After a year of dating in Ellensburg, WA we got engaged and then married, two years after we met. For our honeymoon we flew out to Maine so Emma could complete the last few miles of Katahdin that sickness had prevented her from. She also passed her first kidney stone on our honeymoon (her body formed several because of the drought we hiked through when we hiked the trail.).
We both worked in the church for several years before she decided to work on her masters degree. We grew our family to have 4 kids, lived in Portland, Anchorage, and finally we are in Cathlamet WA, and living in the Columbia River. I work as the pastor of a refreshing church while Emma homeschools 3 of our kids. We love our life and still talk about how the trail shaped us and I dream of taking our kids to the trail one day.
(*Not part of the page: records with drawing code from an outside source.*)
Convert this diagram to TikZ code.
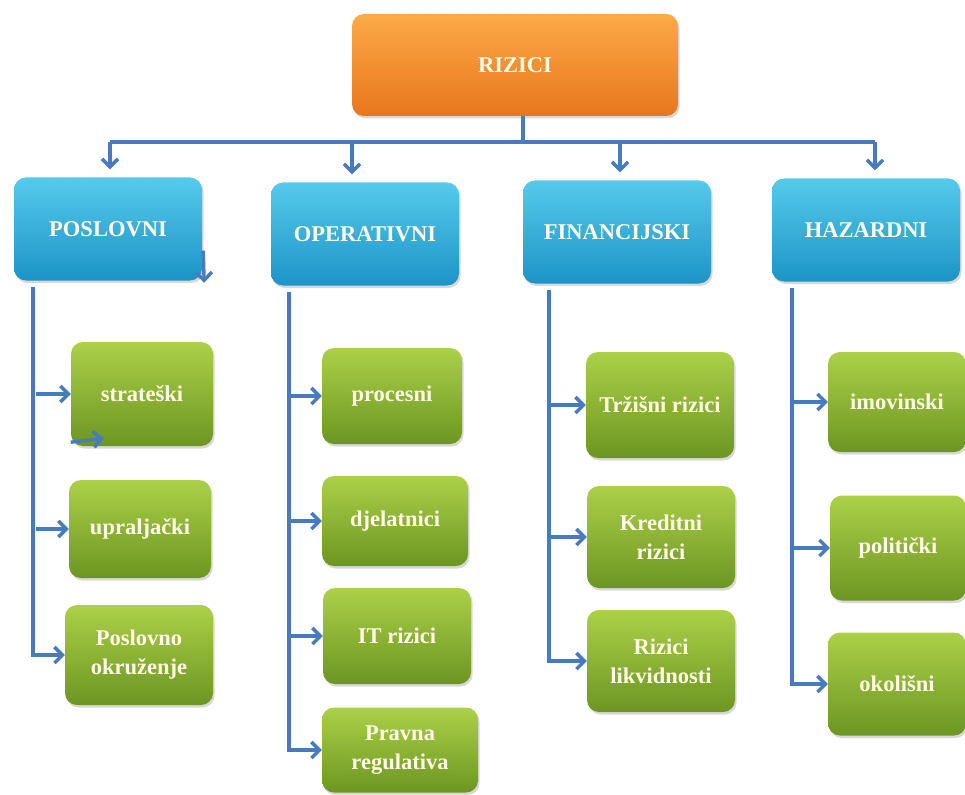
\documentclass[tikz,border=0pt]{standalone}
\usepackage{fontspec}
\setmainfont{Liberation Serif}
\usetikzlibrary{arrows.meta,shadows}

\definecolor{linkblue}{RGB}{72,122,192}
\definecolor{boxtext}{RGB}{255,252,232}
\definecolor{rootlight}{RGB}{252,170,72}
\definecolor{rootdark}{RGB}{232,118,28}
\definecolor{grouplight}{RGB}{86,202,236}
\definecolor{groupdark}{RGB}{28,148,198}
\definecolor{leaflight}{RGB}{172,208,72}
\definecolor{leafdark}{RGB}{108,150,34}

\begin{document}
\begin{tikzpicture}[%
    x=1pt, y=-1pt,
    box/.style={
        rounded corners=12,
        align=center,
        text=boxtext,
        font=\bfseries\fontsize{22.5}{29}\selectfont,
        drop shadow={opacity=0.3, shadow xshift=1.5pt, shadow yshift=-2.5pt},
        },
    rootnode/.style={
        box,
        top color=rootlight, bottom color=rootdark,
        minimum width=326, minimum height=102,
        },
    groupnode/.style={
        box,
        top color=grouplight, bottom color=groupdark,
        minimum width=188, minimum height=103,
        },
    leafnode/.style={
        box,
        top color=leaflight, bottom color=leafdark,
        minimum width=142, minimum height=100,
        },
    link/.style={linkblue, line width=3.4pt},
    arrow/.style={link, -{Straight Barb[length=8pt, width=16pt]}},
]

\fill[white] (0,0) rectangle (965,794);
\useasboundingbox (0,0) rectangle (965,794);

\node[rootnode] (rizici) at (515,65) {RIZICI};

\node[groupnode] (poslovni)    at (108,229) {POSLOVNI};
\node[groupnode] (operativni)  at (365,234) {OPERATIVNI};
\node[groupnode] (financijski) at (617,232) {FINANCIJSKI};
\node[groupnode] (hazardni)    at (866,230) {HAZARDNI};

\coordinate (barL) at (110,142);
\coordinate (barR) at (875,142);
\draw[link] ([xshift=8]rizici.south) -- ([xshift=8]rizici.south |- barL);
\draw[link] (barL) -- (barR);
\foreach \g/\dx in {poslovni/2, operativni/-13, financijski/3, hazardni/9}
    \draw[arrow] ([xshift=\dx]\g.north |- barL) -- ([xshift=\dx,yshift=8]\g.north);

\begin{scope}
    \node[leafnode, minimum height=104] (strat)   at (142,394) {strateški};
    \node[leafnode, minimum height=98]  (uprav)   at (140,529) {upraljački};
    \node[leafnode, minimum width=148]  (poslokr) at (139,655) {Poslovno\\okruženje};

    \coordinate (pspine) at ([xshift=19,yshift=-6]poslovni.south west);
    \draw[arrow] (pspine) |- (poslokr.west);
    \foreach \l in {strat,uprav}
        \draw[arrow] ([xshift=3]pspine |- \l.west) -- (\l.west);

    \draw[arrow] ([xshift=1,yshift=30]poslovni.south east) -- ([xshift=2,yshift=-2]poslovni.south east);
    \draw[arrow] ([yshift=4]strat.south west) -- ([xshift=33,yshift=8]strat.south west);
\end{scope}

\begin{scope}
    \node[leafnode, minimum width=140, minimum height=96] (procesni) at (392,396) {procesni};
    \node[leafnode, minimum width=146, minimum height=90] (djelat)   at (395,521) {djelatnici};
    \node[leafnode, minimum width=148, minimum height=96] (itriz)    at (397,636) {IT rizici};
    \node[leafnode, minimum width=156, minimum height=85] (pravna)   at (400,750) {Pravna\\regulativa};

    \coordinate (ospine) at ([xshift=18,yshift=-6]operativni.south west);
    \draw[arrow] (ospine) |- (pravna.west);
    \foreach \l in {procesni,djelat,itriz}
        \draw[arrow] (ospine |- \l.west) -- (\l.west);
\end{scope}

\begin{scope}
    \node[leafnode, minimum width=148, minimum height=106] (trzisni) at (660,405) {Tržišni rizici};
    \node[leafnode, minimum width=148, minimum height=102] (kredit)  at (661,537) {Kreditni\\rizici};
    \node[leafnode, minimum width=148, minimum height=102] (likvid)  at (661,661) {Rizici\\likvidnosti};

    \coordinate (fspine) at ([xshift=26,yshift=-6]financijski.south west);
    \draw[arrow] (fspine) |- (likvid.west);
    \foreach \l in {trzisni,kredit}
        \draw[arrow] (fspine |- \l.west) -- (\l.west);
\end{scope}

\begin{scope}
    \node[leafnode, minimum width=138]                    (imovin)  at (897,402) {imovinski};
    \node[leafnode, minimum width=136, minimum height=105] (politic) at (898,548) {politički};
    \node[leafnode, minimum width=138, minimum height=103] (okolis)  at (897,684) {okolišni};

    \coordinate (hspine) at ([xshift=20,yshift=-6]hazardni.south west);
    \draw[arrow] (hspine) |- (okolis.west);
    \foreach \l in {imovin,politic}
        \draw[arrow] (hspine |- \l.west) -- (\l.west);
\end{scope}

\end{tikzpicture}
\end{document}
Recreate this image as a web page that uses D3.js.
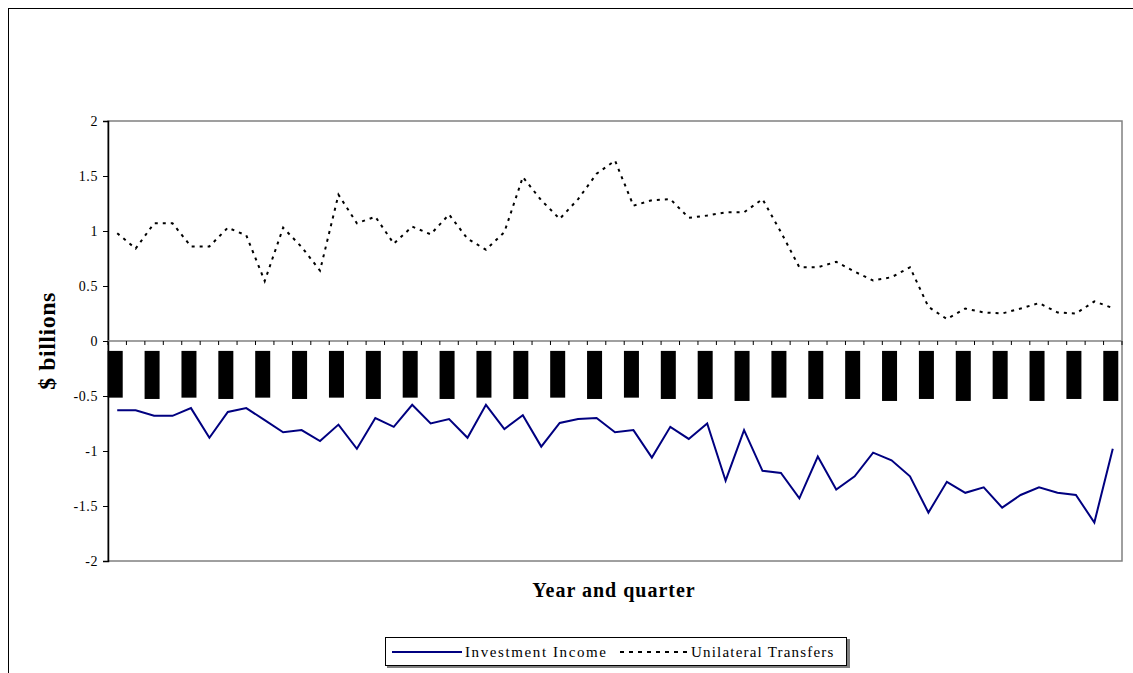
<!DOCTYPE html>
<html>
<head>
<meta charset="utf-8">
<script src="https://cdn.jsdelivr.net/npm/d3@7"></script>
<style>
  html, body { margin: 0; padding: 0; background: #fff; }
  svg { display: block; }
  text { font-family: "Liberation Serif", "Times New Roman", serif; }
</style>
</head>
<body>
<script>
// Quarterly flows, $ billions
const investmentIncome = [
  -0.63, -0.63, -0.68, -0.68, -0.61, -0.88, -0.645, -0.61, -0.72, -0.83,
  -0.81, -0.91, -0.76, -0.98, -0.70, -0.78, -0.58, -0.75, -0.71, -0.88,
  -0.58, -0.80, -0.675, -0.96, -0.745, -0.71, -0.70, -0.83, -0.81, -1.06,
  -0.78, -0.89, -0.75, -1.27, -0.81, -1.18, -1.20, -1.43, -1.05, -1.35,
  -1.23, -1.015, -1.085, -1.23, -1.56, -1.28, -1.38, -1.33, -1.515, -1.40,
  -1.33, -1.38, -1.40, -1.65, -0.98
];
const unilateralTransfers = [
  0.98, 0.84, 1.07, 1.07, 0.86, 0.86, 1.03, 0.96, 0.545, 1.03,
  0.855, 0.64, 1.33, 1.07, 1.13, 0.885, 1.04, 0.97, 1.15, 0.93,
  0.83, 0.99, 1.49, 1.28, 1.11, 1.29, 1.52, 1.64, 1.23, 1.28,
  1.29, 1.12, 1.14, 1.17, 1.17, 1.29, 0.99, 0.67, 0.67, 0.72,
  0.63, 0.55, 0.58, 0.67, 0.31, 0.20, 0.295, 0.26, 0.25, 0.295,
  0.345, 0.26, 0.25, 0.36, 0.30
];
// Category labels are printed on every second quarter; their printed
// length varies (0 = short, 1 = medium, 2 = long).
const labelLength = [
  0, 1, 0, 1, 0, 1, 0,
  1, 0, 1, 0, 1, 0, 1, 0, 1, 1, 2,
  0, 1, 1, 2, 1, 2, 1, 2, 1, 2
];
const yTicks = [2, 1.5, 1, 0.5, 0, -0.5, -1, -1.5, -2];
const seriesNames = ["Investment Income", "Unilateral Transfers"];

const W = 1133, H = 673;
const plot = { left: 108, right: 1122, top: 121, bottom: 561 };
const serif = "'Liberation Serif', 'Times New Roman', serif";

const svg = d3.select("body").append("svg")
  .attr("width", W).attr("height", H);

// outer chart frame
svg.append("rect")
  .attr("x", 8.5).attr("y", 8.5)
  .attr("width", 1140).attr("height", 700)
  .attr("fill", "#fff").attr("stroke", "#000").attr("stroke-width", 1);

const n = investmentIncome.length;
const x = d3.scaleBand()
  .domain(d3.range(n))
  .range([plot.left, plot.right])
  .padding(0);
const xc = i => x(i) + x.bandwidth() / 2;

const y = d3.scaleLinear()
  .domain([-2, 2])
  .range([plot.bottom, plot.top]);

// plot area outline (grey), left axis drawn separately in black
svg.append("rect")
  .attr("x", plot.left).attr("y", plot.top)
  .attr("width", plot.right - plot.left).attr("height", plot.bottom - plot.top)
  .attr("fill", "none").attr("stroke", "#808080").attr("stroke-width", 1.5);

// y axis
const yAxis = d3.axisLeft(y)
  .tickValues(yTicks)
  .tickSize(5)
  .tickFormat(d => String(d));
const gy = svg.append("g")
  .attr("transform", `translate(${plot.left},0)`)
  .call(yAxis);
gy.select(".domain").attr("stroke", "#000").attr("stroke-width", 1.5);
gy.selectAll(".tick line").attr("stroke", "#000");
gy.selectAll(".tick text")
  .attr("x", -10)
  .style("font-family", serif)
  .style("font-size", "14px")
  .style("letter-spacing", "0.6px")
  .attr("fill", "#000");

// category axis along zero
const boundaries = d3.range(n + 1).map(i => i === n ? plot.right : x(i));
const gx = svg.append("g");
gx.append("line")
  .attr("x1", plot.left).attr("x2", plot.right)
  .attr("y1", y(0)).attr("y2", y(0))
  .attr("stroke", "#808080").attr("stroke-width", 1.5);
gx.selectAll("line.tk")
  .data(boundaries)
  .join("line")
  .attr("class", "tk")
  .attr("x1", d => d).attr("x2", d => d)
  .attr("y1", y(0)).attr("y2", y(0) + 4)
  .attr("stroke", "#000").attr("stroke-width", 1);

// category labels (rendered as solid blocks)
const blockEnd = [-0.515, -0.527, -0.545];
gx.selectAll("rect.lbl")
  .data(labelLength)
  .join("rect")
  .attr("class", "lbl")
  .attr("x", (d, k) => xc(k * 2) - 9.5)
  .attr("width", 15)
  .attr("y", y(-0.09))
  .attr("height", d => y(blockEnd[d]) - y(-0.09))
  .attr("fill", "#000");

// series lines
const line = d3.line()
  .x((d, i) => xc(i))
  .y(d => y(d));

svg.append("path")
  .datum(investmentIncome)
  .attr("d", line)
  .attr("fill", "none")
  .attr("stroke", "#000080")
  .attr("stroke-width", 2)
  .attr("stroke-linejoin", "miter");

svg.append("path")
  .datum(unilateralTransfers)
  .attr("d", line)
  .attr("fill", "none")
  .attr("stroke", "#000")
  .attr("stroke-width", 2)
  .attr("stroke-dasharray", "3,5");

// axis titles
svg.append("text")
  .attr("transform", `translate(55,${(plot.top + plot.bottom) / 2}) rotate(-90)`)
  .attr("text-anchor", "middle")
  .style("font-family", serif)
  .style("font-weight", "bold")
  .style("font-size", "24px")
  .style("letter-spacing", "0.5px")
  .text("$ billions");

svg.append("text")
  .attr("x", 614).attr("y", 597)
  .attr("text-anchor", "middle")
  .style("font-family", serif)
  .style("font-weight", "bold")
  .style("font-size", "20px")
  .style("letter-spacing", "1px")
  .text("Year and quarter");

// legend
const lg = svg.append("g");
lg.append("rect")
  .attr("x", 387).attr("y", 639)
  .attr("width", 463).attr("height", 29)
  .attr("fill", "#808080");
lg.append("rect")
  .attr("x", 385.5).attr("y", 637.5)
  .attr("width", 461).attr("height", 28)
  .attr("fill", "#fff").attr("stroke", "#000").attr("stroke-width", 1);

lg.append("line")
  .attr("x1", 392).attr("x2", 462).attr("y1", 652).attr("y2", 652)
  .attr("stroke", "#000080").attr("stroke-width", 2);
lg.append("text")
  .attr("x", 465).attr("y", 657)
  .style("font-family", serif)
  .style("font-size", "15px")
  .style("letter-spacing", "1.6px")
  .text(seriesNames[0]);

lg.append("line")
  .attr("x1", 620).attr("x2", 688).attr("y1", 652).attr("y2", 652)
  .attr("stroke", "#000").attr("stroke-width", 2)
  .attr("stroke-dasharray", "4,5");
lg.append("text")
  .attr("x", 691).attr("y", 657)
  .style("font-family", serif)
  .style("font-size", "15px")
  .style("letter-spacing", "1.2px")
  .text(seriesNames[1]);
</script>
</body>
</html>
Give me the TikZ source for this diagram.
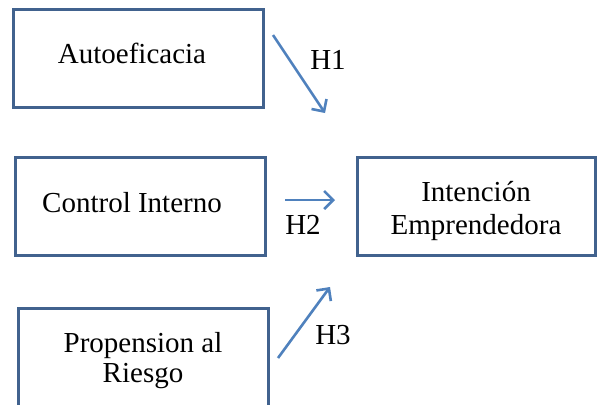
\documentclass[tikz,border=0pt]{standalone}
\usepackage{fontspec}
\setmainfont{Liberation Serif}
\usetikzlibrary{arrows.meta}
\definecolor{boxblue}{HTML}{41628E}
\definecolor{arrblue}{HTML}{4F81BD}
\tikzset{
  varbox/.style={draw=boxblue, line width=1.5pt, fill=white, minimum width=125pt, minimum height=49pt,
    inner sep=0pt, align=center, font=\fontsize{14.5pt}{16.5pt}\selectfont},
  hyparrow/.style={draw=arrblue, line width=1.3pt, -{Straight Barb[length=4.5pt,width=9pt,line width=1.3pt]}},
  hyplabel/.style={font=\fontsize{14.5pt}{16pt}\selectfont, inner sep=0pt}
}
\begin{document}
\begin{tikzpicture}[x=0.5pt,y=-0.5pt]
\useasboundingbox (0,0) rectangle (598,404);
\clip (0,0) rectangle (598,404);
\fill[white] (0,0) rectangle (598,404);
\node[varbox] (auto) at (138,58) {\hspace*{-6pt}\raisebox{5pt}{Autoeficacia}};
\node[varbox] (ctrl) at (140,206) {\hspace*{-8pt}\raisebox{4pt}{Control Interno}};
\node[varbox, minimum width=119pt] (inten) at (476,206)
  {\raisebox{-2.75pt}[\height][\depth]{\begin{tabular}{@{}c@{}}Intención\\Emprendedora\end{tabular}}};
\node[varbox, font=\fontsize{14.5pt}{15pt}\selectfont] (prop) at (143,357)
  {\raisebox{-2pt}[\height][\depth]{\begin{tabular}{@{}c@{}}Propension al\\Riesgo\end{tabular}}};
\coordinate (h1s) at (273,35);
\coordinate (h1e) at (325,113);
\coordinate (h2s) at (285,200);
\coordinate (h2e) at (335,200);
\coordinate (h3s) at (278,358);
\coordinate (h3e) at (330,287);
\draw[hyparrow] (h1s) -- (h1e);
\draw[hyparrow] (h2s) -- (h2e);
\draw[hyparrow] (h3s) -- (h3e);
\node[hyplabel] (l1) at (328,60) {H1};
\node[hyplabel] (l2) at (303,225) {H2};
\node[hyplabel] (l3) at (333,335) {H3};
\end{tikzpicture}
\end{document}
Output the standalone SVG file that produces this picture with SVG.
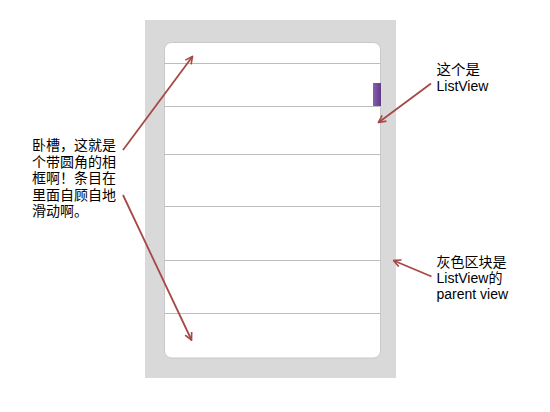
<svg xmlns="http://www.w3.org/2000/svg" width="550" height="412" viewBox="0 0 550 412">
<style>
.sep{stroke:#bcbcbc;stroke-width:1;fill:none}
.arr{stroke:#a64846;stroke-width:1.8;fill:none;marker-end:url(#ah)}
.cn{font-family:"Liberation Sans","Noto Sans CJK SC",sans-serif;font-size:14px;fill:#000}
.lat{font-family:"Liberation Sans","Noto Sans CJK SC",sans-serif;font-size:14px;fill:#000}
</style>
<defs>
<marker id="ah" viewBox="0 0 10 10" refX="9" refY="5" markerWidth="5" markerHeight="5" orient="auto" markerUnits="strokeWidth">
<path d="M1,1 L9,5 L1,9" fill="none" stroke="#a64846" stroke-width="1.8"/>
</marker>
<linearGradient id="pg" x1="0" y1="0" x2="1" y2="0">
<stop offset="0" stop-color="#8a5fb0"/>
<stop offset="1" stop-color="#5f3b88"/>
</linearGradient>
</defs>
<rect width="550" height="412" fill="#fff"/>
<g id="parent-view">
<rect x="145" y="20" width="251" height="358" fill="#d9d9d9"/>
</g>
<g id="listview">
<rect x="164.5" y="42.5" width="216" height="315.5" rx="7" fill="#fff" stroke="#c9c9c9" stroke-width="1"/>
<line class="sep" x1="164" y1="63.5" x2="380" y2="63.5"/>
<line class="sep" x1="164" y1="106.5" x2="380" y2="106.5"/>
<line class="sep" x1="164" y1="154.5" x2="380" y2="154.5"/>
<line class="sep" x1="164" y1="206.5" x2="380" y2="206.5"/>
<line class="sep" x1="164" y1="260.5" x2="380" y2="260.5"/>
<line class="sep" x1="164" y1="313.5" x2="380" y2="313.5"/>
<rect x="373" y="83" width="8" height="23" fill="url(#pg)"/>
</g>
<g id="label-left">
<text class="cn" x="32" y="150">卧槽，这就是</text>
<text class="cn" x="32" y="166.5">个带圆角的相</text>
<text class="cn" x="32" y="183">框啊！条目在</text>
<text class="cn" x="32" y="199.5">里面自顾自地</text>
<text class="cn" x="32" y="216">滑动啊。</text>
</g>
<g id="label-listview">
<text class="cn" x="436.5" y="75" style="font-size:14.5px">这个是</text>
<text class="lat" x="436.5" y="91">ListView</text>
</g>
<g id="label-parent">
<text class="cn" x="436.5" y="267">灰色区块是</text>
<text class="lat" x="436.5" y="283">ListView的</text>
<text class="lat" x="436.5" y="299">parent view</text>
</g>
<g id="connectors">
<line class="arr" x1="123" y1="150" x2="192.5" y2="56.5"/>
<line class="arr" x1="123" y1="195" x2="191.5" y2="340"/>
<line class="arr" x1="431" y1="83.5" x2="378.5" y2="122.5"/>
<line class="arr" x1="431.5" y1="276.5" x2="393.5" y2="260.5"/>
</g>
</svg>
Llama and I have kept up loose friendships with several of friends we made on the trail. Their lives are as varied and different as can be, and we love the times we can catch up and share our common stories. Some friends have passed away. Father John Prinelli, and T-Bone are two that deeply saddened me to learn of.
The trail changed me profoundly. Walking in the woods had been a long steady process of grace. God was working in unseen ways in my heart in places beyond my knowing and understanding to bring me to a point where I was ready for a new level of awareness and new depth of wholeness in relationship with God in Christ. This journey was firstly about listening to God and helping others as they listen to God. This hike was about learning to pay attention to what God was doing in my life. And that is the pattern that was cemented. In all things I do I ask, “God, what are you doing, how are you wanting me to know you, how can I hear you and how can I join you in what your doing in my life and in the lives of those around me.”
If I could I would do it all again. Every mountain, every blister, every sting, every storm, every tear. I’d do it all again. I met God in new ways. I found healing in areas of my heart that needed healing. I found growth in areas that needed maturing. I grew confidence and trust in myself to make decisions and to join God in this journey of life. And I met my best friend and fell in love with her. I wouldn’t change a thing.